The daughter of legendary Los Angeles Mayor Tom Bradley was among a panel of experts who talked about his extraordinary life, during an event that kicked off Black History Month at California State University, Northridge on Monday, Feb. 1.
“Perhaps this film will ignite the fire. … Spark an interest in the next leader,” said Lorraine Bradley, after a screening of a film about her father’s life, Bridging the Divide: Tom Bradley and the Politics of Race, in CSUN’s Armer Theater.
CSUN political science major Zakiyyah Babatunde-Bey said she was inspired by the film. “Everyone should see it,” she said.
The film chronicles the life of Bradley, the first African-American to be elected as mayor of a major U.S. city with an overwhelming white majority. His extraordinary multi-racial coalition redefined Los Angeles, ushered in police reform and transformed American politics.
Bradley’s daughter was joined by the film’s producers, Alison Sotomayor and Lyn Goldfarb, and Kent Kirkton, the director of the Tom & Ethel Bradley Center at CSUN, during a panel discussion. Lorraine said telling her father’s story is part of the mission of the Tom and Ethel Bradley Foundation.

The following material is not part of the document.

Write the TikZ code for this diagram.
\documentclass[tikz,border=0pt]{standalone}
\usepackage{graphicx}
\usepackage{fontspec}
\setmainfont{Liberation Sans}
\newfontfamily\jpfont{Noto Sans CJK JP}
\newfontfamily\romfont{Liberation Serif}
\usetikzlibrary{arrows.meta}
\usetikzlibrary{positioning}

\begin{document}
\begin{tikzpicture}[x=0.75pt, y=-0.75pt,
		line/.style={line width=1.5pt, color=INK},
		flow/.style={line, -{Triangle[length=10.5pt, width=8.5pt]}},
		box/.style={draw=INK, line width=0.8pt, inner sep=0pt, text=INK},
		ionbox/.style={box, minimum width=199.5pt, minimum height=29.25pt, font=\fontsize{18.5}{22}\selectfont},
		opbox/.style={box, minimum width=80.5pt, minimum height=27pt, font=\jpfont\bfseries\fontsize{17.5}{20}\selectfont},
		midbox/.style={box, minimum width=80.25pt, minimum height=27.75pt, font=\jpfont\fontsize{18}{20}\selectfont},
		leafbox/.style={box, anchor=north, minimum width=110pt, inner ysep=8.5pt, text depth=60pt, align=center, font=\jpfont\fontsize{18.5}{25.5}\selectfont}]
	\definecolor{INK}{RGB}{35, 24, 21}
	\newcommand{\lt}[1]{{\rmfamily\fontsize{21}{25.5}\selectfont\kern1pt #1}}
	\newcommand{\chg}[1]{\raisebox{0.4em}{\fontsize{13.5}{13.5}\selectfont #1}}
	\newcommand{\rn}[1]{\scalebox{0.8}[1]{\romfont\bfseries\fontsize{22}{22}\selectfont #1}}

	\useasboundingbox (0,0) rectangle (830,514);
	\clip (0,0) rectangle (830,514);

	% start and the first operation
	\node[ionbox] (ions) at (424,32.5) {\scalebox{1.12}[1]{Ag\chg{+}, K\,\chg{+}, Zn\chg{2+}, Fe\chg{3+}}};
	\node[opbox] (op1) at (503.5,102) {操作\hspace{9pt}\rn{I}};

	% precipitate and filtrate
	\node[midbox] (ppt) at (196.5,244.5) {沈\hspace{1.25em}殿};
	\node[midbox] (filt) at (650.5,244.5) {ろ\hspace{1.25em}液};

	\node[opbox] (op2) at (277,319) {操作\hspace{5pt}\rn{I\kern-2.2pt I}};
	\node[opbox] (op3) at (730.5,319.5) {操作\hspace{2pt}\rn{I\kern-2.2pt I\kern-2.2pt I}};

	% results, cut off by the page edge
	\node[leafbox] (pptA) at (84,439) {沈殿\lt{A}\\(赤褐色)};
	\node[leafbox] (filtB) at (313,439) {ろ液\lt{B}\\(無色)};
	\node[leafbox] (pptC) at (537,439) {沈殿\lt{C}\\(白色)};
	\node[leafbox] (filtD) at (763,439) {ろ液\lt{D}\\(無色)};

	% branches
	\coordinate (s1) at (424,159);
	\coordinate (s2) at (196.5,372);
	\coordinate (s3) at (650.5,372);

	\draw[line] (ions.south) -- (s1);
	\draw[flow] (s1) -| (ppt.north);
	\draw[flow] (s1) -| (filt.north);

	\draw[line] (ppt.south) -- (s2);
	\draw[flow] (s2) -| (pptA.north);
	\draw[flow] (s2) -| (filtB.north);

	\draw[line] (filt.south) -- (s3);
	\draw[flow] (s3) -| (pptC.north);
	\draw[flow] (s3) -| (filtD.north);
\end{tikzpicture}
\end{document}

The foundation partnered with CSUN last year to form the Tom & Ethel Bradley Center at CSUN. The center has continued the work of the Institute for Arts & Media to preserve the visual history of Southern California, but will have a renewed focus on the years when Tom Bradley served as Los Angeles’ mayor, from 1973 to 1993.

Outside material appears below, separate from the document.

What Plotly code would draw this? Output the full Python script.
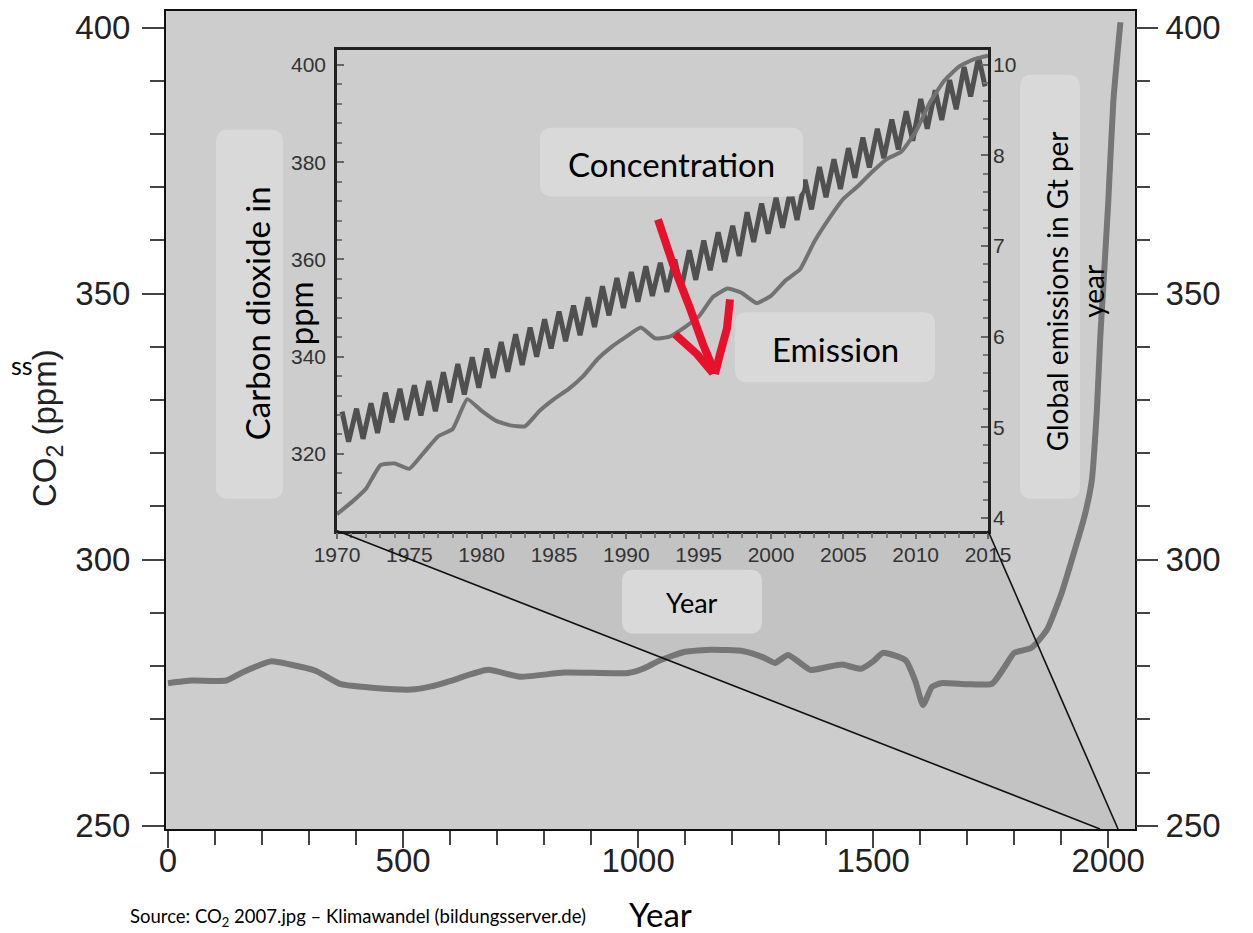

“It’s an amazing period in our history,” Kirkton told the audience. “We should mine it for the lessons it can teach us.”
The center’s online, digital collection can be accessed through the Oviatt Library website.
Sotomayor and Goldfarb said they decided to produce a documentary on Tom Bradley in 2008 during Barack Obama’s campaign for president. They were surprised to discover there were no documentaries, scholarly biographies or substantive interviews about Bradley, who died in 1998.
“Tom Bradley laid the foundation for the kind of coalition politics that allowed President Obama to be elected,” Goldfarb said.
CSUN alumnus Jacquil Constant ’02 (Radio Television Video Film/Pan African Studies), M.A.’14 (Cinema and Television Arts /Pan African Studies) who coordinated the event called Tom Bradley a “transformational leader.”
The event, which was sponsored by the Department of Art, Department of Cinema and Television Arts, Department of Africana Studies and the CSUN Black Alumni Association, was the first of several events planned for Black History Month.